## Start

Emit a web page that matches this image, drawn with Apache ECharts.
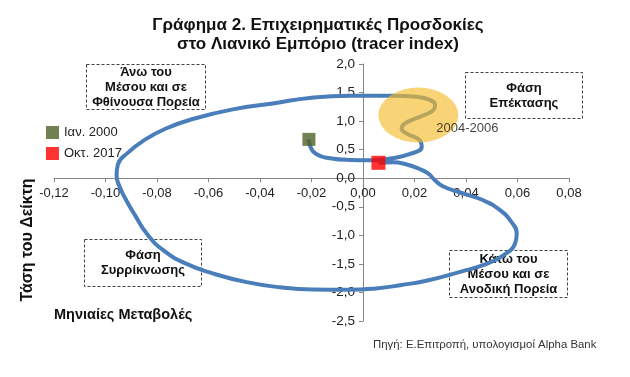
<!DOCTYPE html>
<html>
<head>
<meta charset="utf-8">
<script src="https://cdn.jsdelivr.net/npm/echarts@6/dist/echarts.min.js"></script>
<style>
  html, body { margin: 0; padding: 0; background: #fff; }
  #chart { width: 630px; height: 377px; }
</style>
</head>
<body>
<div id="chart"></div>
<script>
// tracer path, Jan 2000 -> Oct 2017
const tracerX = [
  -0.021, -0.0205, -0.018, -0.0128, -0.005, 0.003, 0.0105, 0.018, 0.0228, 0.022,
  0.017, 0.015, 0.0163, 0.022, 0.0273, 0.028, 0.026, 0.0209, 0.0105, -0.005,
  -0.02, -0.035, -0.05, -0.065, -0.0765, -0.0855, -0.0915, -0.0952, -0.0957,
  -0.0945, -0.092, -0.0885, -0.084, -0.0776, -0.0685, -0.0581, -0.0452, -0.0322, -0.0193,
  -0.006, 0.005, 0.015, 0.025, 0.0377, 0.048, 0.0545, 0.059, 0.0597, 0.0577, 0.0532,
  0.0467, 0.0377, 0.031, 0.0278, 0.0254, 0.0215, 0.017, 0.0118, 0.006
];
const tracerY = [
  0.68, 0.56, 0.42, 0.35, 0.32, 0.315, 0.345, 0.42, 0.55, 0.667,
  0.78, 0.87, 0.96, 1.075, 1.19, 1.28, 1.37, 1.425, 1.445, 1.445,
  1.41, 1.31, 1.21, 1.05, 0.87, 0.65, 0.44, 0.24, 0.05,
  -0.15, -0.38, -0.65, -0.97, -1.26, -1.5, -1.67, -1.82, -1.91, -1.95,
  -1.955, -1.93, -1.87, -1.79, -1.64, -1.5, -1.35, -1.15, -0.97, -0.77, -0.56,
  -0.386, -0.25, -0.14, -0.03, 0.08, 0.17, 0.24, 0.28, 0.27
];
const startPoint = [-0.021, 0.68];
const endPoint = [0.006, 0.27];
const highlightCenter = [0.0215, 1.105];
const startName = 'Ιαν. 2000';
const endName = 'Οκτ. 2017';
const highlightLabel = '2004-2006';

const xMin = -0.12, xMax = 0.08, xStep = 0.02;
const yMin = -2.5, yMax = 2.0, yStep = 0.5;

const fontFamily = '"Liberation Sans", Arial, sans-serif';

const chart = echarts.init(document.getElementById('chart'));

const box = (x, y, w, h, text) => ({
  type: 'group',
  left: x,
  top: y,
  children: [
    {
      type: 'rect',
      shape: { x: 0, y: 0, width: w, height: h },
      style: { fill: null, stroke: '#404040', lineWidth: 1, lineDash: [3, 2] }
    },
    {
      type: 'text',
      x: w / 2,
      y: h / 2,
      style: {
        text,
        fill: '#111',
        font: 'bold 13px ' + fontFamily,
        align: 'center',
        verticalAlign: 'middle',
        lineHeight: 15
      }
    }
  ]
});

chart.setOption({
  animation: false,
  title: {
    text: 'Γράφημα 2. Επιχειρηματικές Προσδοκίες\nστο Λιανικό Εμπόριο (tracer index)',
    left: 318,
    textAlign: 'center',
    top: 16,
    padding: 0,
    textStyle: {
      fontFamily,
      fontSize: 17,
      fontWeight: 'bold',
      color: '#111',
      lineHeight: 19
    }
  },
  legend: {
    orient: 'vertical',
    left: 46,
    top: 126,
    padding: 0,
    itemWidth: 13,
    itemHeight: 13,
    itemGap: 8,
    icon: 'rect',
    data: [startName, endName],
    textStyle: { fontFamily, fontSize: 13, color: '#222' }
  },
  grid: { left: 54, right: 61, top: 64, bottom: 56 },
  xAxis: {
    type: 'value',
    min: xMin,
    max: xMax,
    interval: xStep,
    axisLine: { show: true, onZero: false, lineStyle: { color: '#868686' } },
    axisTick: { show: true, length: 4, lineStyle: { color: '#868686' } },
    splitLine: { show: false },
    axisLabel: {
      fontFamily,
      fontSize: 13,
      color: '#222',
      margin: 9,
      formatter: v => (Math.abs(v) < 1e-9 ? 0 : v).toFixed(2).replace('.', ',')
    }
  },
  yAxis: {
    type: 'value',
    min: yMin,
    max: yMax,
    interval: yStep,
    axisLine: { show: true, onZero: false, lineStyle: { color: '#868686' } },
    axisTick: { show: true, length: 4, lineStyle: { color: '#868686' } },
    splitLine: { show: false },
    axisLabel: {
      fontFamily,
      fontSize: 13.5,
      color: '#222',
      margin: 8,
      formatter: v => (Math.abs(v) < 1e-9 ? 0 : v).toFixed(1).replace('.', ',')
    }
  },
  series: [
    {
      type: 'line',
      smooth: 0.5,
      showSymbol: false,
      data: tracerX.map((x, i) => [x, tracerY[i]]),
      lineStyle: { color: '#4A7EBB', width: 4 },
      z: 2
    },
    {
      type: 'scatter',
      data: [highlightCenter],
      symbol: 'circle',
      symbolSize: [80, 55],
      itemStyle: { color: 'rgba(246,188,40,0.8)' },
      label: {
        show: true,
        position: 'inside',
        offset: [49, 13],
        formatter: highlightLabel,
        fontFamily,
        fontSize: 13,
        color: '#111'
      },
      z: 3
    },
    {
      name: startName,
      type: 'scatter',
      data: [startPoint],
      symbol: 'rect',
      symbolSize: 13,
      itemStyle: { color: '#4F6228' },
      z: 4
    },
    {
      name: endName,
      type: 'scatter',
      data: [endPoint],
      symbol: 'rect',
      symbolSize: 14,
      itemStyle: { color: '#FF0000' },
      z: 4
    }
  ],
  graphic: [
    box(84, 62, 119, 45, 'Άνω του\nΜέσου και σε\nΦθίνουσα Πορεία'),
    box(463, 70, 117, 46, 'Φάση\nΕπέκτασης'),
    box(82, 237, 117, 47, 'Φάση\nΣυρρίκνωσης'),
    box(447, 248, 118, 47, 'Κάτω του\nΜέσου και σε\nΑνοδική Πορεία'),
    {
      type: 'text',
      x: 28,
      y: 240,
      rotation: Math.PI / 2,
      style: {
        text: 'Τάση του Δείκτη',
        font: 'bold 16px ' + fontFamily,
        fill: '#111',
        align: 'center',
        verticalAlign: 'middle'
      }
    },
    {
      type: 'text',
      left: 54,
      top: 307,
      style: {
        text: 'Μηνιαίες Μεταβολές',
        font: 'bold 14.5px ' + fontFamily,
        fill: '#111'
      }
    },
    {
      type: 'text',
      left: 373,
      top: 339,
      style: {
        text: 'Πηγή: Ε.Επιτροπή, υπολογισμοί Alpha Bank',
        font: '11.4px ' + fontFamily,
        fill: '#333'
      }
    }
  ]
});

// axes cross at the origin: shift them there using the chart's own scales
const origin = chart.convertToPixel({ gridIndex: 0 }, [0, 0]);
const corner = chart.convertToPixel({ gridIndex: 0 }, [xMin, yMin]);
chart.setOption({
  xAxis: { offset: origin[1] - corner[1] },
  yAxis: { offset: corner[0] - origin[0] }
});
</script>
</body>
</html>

## End

#### Directive
Leave out the pictures and copy the rest of the material above exactly.

#### Exercise solution
Emit a web page that matches this image, drawn with Apache ECharts.
<!DOCTYPE html>
<html>
<head>
<meta charset="utf-8">
<script src="https://cdn.jsdelivr.net/npm/echarts@6/dist/echarts.min.js"></script>
<style>
  html, body { margin: 0; padding: 0; background: #fff; }
  #chart { width: 630px; height: 377px; }
</style>
</head>
<body>
<div id="chart"></div>
<script>
// tracer path, Jan 2000 -> Oct 2017
const tracerX = [
  -0.021, -0.0205, -0.018, -0.0128, -0.005, 0.003, 0.0105, 0.018, 0.0228, 0.022,
  0.017, 0.015, 0.0163, 0.022, 0.0273, 0.028, 0.026, 0.0209, 0.0105, -0.005,
  -0.02, -0.035, -0.05, -0.065, -0.0765, -0.0855, -0.0915, -0.0952, -0.0957,
  -0.0945, -0.092, -0.0885, -0.084, -0.0776, -0.0685, -0.0581, -0.0452, -0.0322, -0.0193,
  -0.006, 0.005, 0.015, 0.025, 0.0377, 0.048, 0.0545, 0.059, 0.0597, 0.0577, 0.0532,
  0.0467, 0.0377, 0.031, 0.0278, 0.0254, 0.0215, 0.017, 0.0118, 0.006
];
const tracerY = [
  0.68, 0.56, 0.42, 0.35, 0.32, 0.315, 0.345, 0.42, 0.55, 0.667,
  0.78, 0.87, 0.96, 1.075, 1.19, 1.28, 1.37, 1.425, 1.445, 1.445,
  1.41, 1.31, 1.21, 1.05, 0.87, 0.65, 0.44, 0.24, 0.05,
  -0.15, -0.38, -0.65, -0.97, -1.26, -1.5, -1.67, -1.82, -1.91, -1.95,
  -1.955, -1.93, -1.87, -1.79, -1.64, -1.5, -1.35, -1.15, -0.97, -0.77, -0.56,
  -0.386, -0.25, -0.14, -0.03, 0.08, 0.17, 0.24, 0.28, 0.27
];
const startPoint = [-0.021, 0.68];
const endPoint = [0.006, 0.27];
const highlightCenter = [0.0215, 1.105];
const startName = 'Ιαν. 2000';
const endName = 'Οκτ. 2017';
const highlightLabel = '2004-2006';

const xMin = -0.12, xMax = 0.08, xStep = 0.02;
const yMin = -2.5, yMax = 2.0, yStep = 0.5;

const fontFamily = '"Liberation Sans", Arial, sans-serif';

const chart = echarts.init(document.getElementById('chart'));

const box = (x, y, w, h, text) => ({
  type: 'group',
  left: x,
  top: y,
  children: [
    {
      type: 'rect',
      shape: { x: 0, y: 0, width: w, height: h },
      style: { fill: null, stroke: '#404040', lineWidth: 1, lineDash: [3, 2] }
    },
    {
      type: 'text',
      x: w / 2,
      y: h / 2,
      style: {
        text,
        fill: '#111',
        font: 'bold 13px ' + fontFamily,
        align: 'center',
        verticalAlign: 'middle',
        lineHeight: 15
      }
    }
  ]
});

chart.setOption({
  animation: false,
  title: {
    text: 'Γράφημα 2. Επιχειρηματικές Προσδοκίες\nστο Λιανικό Εμπόριο (tracer index)',
    left: 318,
    textAlign: 'center',
    top: 16,
    padding: 0,
    textStyle: {
      fontFamily,
      fontSize: 17,
      fontWeight: 'bold',
      color: '#111',
      lineHeight: 19
    }
  },
  legend: {
    orient: 'vertical',
    left: 46,
    top: 126,
    padding: 0,
    itemWidth: 13,
    itemHeight: 13,
    itemGap: 8,
    icon: 'rect',
    data: [startName, endName],
    textStyle: { fontFamily, fontSize: 13, color: '#222' }
  },
  grid: { left: 54, right: 61, top: 64, bottom: 56 },
  xAxis: {
    type: 'value',
    min: xMin,
    max: xMax,
    interval: xStep,
    axisLine: { show: true, onZero: false, lineStyle: { color: '#868686' } },
    axisTick: { show: true, length: 4, lineStyle: { color: '#868686' } },
    splitLine: { show: false },
    axisLabel: {
      fontFamily,
      fontSize: 13,
      color: '#222',
      margin: 9,
      formatter: v => (Math.abs(v) < 1e-9 ? 0 : v).toFixed(2).replace('.', ',')
    }
  },
  yAxis: {
    type: 'value',
    min: yMin,
    max: yMax,
    interval: yStep,
    axisLine: { show: true, onZero: false, lineStyle: { color: '#868686' } },
    axisTick: { show: true, length: 4, lineStyle: { color: '#868686' } },
    splitLine: { show: false },
    axisLabel: {
      fontFamily,
      fontSize: 13.5,
      color: '#222',
      margin: 8,
      formatter: v => (Math.abs(v) < 1e-9 ? 0 : v).toFixed(1).replace('.', ',')
    }
  },
  series: [
    {
      type: 'line',
      smooth: 0.5,
      showSymbol: false,
      data: tracerX.map((x, i) => [x, tracerY[i]]),
      lineStyle: { color: '#4A7EBB', width: 4 },
      z: 2
    },
    {
      type: 'scatter',
      data: [highlightCenter],
      symbol: 'circle',
      symbolSize: [80, 55],
      itemStyle: { color: 'rgba(246,188,40,0.8)' },
      label: {
        show: true,
        position: 'inside',
        offset: [49, 13],
        formatter: highlightLabel,
        fontFamily,
        fontSize: 13,
        color: '#111'
      },
      z: 3
    },
    {
      name: startName,
      type: 'scatter',
      data: [startPoint],
      symbol: 'rect',
      symbolSize: 13,
      itemStyle: { color: '#4F6228' },
      z: 4
    },
    {
      name: endName,
      type: 'scatter',
      data: [endPoint],
      symbol: 'rect',
      symbolSize: 14,
      itemStyle: { color: '#FF0000' },
      z: 4
    }
  ],
  graphic: [
    box(84, 62, 119, 45, 'Άνω του\nΜέσου και σε\nΦθίνουσα Πορεία'),
    box(463, 70, 117, 46, 'Φάση\nΕπέκτασης'),
    box(82, 237, 117, 47, 'Φάση\nΣυρρίκνωσης'),
    box(447, 248, 118, 47, 'Κάτω του\nΜέσου και σε\nΑνοδική Πορεία'),
    {
      type: 'text',
      x: 28,
      y: 240,
      rotation: Math.PI / 2,
      style: {
        text: 'Τάση του Δείκτη',
        font: 'bold 16px ' + fontFamily,
        fill: '#111',
        align: 'center',
        verticalAlign: 'middle'
      }
    },
    {
      type: 'text',
      left: 54,
      top: 307,
      style: {
        text: 'Μηνιαίες Μεταβολές',
        font: 'bold 14.5px ' + fontFamily,
        fill: '#111'
      }
    },
    {
      type: 'text',
      left: 373,
      top: 339,
      style: {
        text: 'Πηγή: Ε.Επιτροπή, υπολογισμοί Alpha Bank',
        font: '11.4px ' + fontFamily,
        fill: '#333'
      }
    }
  ]
});

// axes cross at the origin: shift them there using the chart's own scales
const origin = chart.convertToPixel({ gridIndex: 0 }, [0, 0]);
const corner = chart.convertToPixel({ gridIndex: 0 }, [xMin, yMin]);
chart.setOption({
  xAxis: { offset: origin[1] - corner[1] },
  yAxis: { offset: corner[0] - origin[0] }
});
</script>
</body>
</html>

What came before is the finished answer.